*** Source data

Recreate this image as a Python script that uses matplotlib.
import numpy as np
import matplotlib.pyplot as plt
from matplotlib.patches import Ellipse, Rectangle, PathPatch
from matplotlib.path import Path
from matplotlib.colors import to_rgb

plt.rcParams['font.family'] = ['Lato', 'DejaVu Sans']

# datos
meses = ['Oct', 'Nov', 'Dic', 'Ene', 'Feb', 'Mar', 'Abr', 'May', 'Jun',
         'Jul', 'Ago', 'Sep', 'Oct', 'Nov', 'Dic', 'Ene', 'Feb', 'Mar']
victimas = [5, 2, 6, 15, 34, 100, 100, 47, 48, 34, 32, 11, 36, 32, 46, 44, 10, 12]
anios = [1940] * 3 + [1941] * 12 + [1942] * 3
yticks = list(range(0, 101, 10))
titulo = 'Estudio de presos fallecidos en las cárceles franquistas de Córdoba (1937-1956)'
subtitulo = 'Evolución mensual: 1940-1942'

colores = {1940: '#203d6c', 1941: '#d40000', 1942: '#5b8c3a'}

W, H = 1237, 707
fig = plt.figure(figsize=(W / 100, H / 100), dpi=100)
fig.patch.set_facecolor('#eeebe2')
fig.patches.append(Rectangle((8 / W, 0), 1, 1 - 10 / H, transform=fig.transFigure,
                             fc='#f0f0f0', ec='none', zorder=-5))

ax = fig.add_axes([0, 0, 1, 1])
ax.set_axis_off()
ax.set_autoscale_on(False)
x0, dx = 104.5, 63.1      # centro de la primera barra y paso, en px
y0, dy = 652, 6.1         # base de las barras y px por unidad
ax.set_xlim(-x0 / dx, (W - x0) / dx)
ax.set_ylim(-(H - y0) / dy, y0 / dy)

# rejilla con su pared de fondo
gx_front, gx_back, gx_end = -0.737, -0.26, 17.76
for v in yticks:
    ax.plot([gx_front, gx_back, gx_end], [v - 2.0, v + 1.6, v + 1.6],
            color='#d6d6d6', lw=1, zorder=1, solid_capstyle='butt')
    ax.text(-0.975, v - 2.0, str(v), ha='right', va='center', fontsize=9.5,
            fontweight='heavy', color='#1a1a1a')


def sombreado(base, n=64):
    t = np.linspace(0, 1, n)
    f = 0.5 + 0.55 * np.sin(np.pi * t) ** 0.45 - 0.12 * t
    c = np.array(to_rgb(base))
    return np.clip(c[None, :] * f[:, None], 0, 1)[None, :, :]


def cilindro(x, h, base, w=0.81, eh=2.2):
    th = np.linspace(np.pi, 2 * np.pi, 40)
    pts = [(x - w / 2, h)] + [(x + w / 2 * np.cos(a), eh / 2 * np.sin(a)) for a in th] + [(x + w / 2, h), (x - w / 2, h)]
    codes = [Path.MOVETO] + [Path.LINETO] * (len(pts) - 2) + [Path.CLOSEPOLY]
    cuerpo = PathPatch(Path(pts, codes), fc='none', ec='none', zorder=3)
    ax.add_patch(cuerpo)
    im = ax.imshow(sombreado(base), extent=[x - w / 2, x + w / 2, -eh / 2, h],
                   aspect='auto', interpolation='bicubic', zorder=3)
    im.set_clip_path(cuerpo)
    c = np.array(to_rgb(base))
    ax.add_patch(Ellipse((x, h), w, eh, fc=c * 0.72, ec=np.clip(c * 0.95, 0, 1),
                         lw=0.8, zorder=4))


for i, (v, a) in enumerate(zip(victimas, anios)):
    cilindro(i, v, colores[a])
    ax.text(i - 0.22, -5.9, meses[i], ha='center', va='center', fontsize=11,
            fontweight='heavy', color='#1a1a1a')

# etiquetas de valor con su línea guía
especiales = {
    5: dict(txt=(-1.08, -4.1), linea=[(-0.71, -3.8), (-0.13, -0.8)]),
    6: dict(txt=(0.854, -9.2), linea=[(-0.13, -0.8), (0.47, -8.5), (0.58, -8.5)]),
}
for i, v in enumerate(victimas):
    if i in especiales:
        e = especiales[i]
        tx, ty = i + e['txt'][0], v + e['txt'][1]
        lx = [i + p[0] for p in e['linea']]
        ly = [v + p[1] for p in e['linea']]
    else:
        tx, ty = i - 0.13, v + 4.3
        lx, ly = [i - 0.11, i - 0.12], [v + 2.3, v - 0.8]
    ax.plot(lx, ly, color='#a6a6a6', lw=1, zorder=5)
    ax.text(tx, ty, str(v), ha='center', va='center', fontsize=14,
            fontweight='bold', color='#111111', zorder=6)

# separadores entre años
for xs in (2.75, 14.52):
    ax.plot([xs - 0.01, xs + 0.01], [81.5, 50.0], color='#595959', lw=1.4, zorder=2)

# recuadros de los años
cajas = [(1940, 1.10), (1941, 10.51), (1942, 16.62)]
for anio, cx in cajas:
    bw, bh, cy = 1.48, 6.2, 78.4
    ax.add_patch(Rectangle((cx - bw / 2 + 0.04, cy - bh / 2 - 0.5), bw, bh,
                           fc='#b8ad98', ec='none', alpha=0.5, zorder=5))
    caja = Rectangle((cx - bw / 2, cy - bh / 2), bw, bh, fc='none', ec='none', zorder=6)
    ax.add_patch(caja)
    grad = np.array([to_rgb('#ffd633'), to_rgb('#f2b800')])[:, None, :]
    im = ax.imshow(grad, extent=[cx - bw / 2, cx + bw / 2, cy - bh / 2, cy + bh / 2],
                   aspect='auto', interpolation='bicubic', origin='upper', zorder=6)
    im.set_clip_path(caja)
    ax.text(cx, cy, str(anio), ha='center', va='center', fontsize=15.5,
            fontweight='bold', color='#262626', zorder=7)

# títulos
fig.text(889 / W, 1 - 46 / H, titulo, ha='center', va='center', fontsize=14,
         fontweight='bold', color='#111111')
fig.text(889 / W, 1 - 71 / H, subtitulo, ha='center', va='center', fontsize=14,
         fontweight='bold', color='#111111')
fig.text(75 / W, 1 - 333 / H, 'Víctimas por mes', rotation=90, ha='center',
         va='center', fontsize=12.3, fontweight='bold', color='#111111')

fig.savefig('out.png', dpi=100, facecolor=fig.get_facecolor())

******

Do this:
Your task is to quote the lines above, beginning with the first and ending with the one that holds "fc='#f0f0f0', ec='none', zorder=-5))".

Correct output:
Recreate this image as a Python script that uses matplotlib.
import numpy as np
import matplotlib.pyplot as plt
from matplotlib.patches import Ellipse, Rectangle, PathPatch
from matplotlib.path import Path
from matplotlib.colors import to_rgb

plt.rcParams['font.family'] = ['Lato', 'DejaVu Sans']

# datos
meses = ['Oct', 'Nov', 'Dic', 'Ene', 'Feb', 'Mar', 'Abr', 'May', 'Jun',
         'Jul', 'Ago', 'Sep', 'Oct', 'Nov', 'Dic', 'Ene', 'Feb', 'Mar']
victimas = [5, 2, 6, 15, 34, 100, 100, 47, 48, 34, 32, 11, 36, 32, 46, 44, 10, 12]
anios = [1940] * 3 + [1941] * 12 + [1942] * 3
yticks = list(range(0, 101, 10))
titulo = 'Estudio de presos fallecidos en las cárceles franquistas de Córdoba (1937-1956)'
subtitulo = 'Evolución mensual: 1940-1942'

colores = {1940: '#203d6c', 1941: '#d40000', 1942: '#5b8c3a'}

W, H = 1237, 707
fig = plt.figure(figsize=(W / 100, H / 100), dpi=100)
fig.patch.set_facecolor('#eeebe2')
fig.patches.append(Rectangle((8 / W, 0), 1, 1 - 10 / H, transform=fig.transFigure,
                             fc='#f0f0f0', ec='none', zorder=-5))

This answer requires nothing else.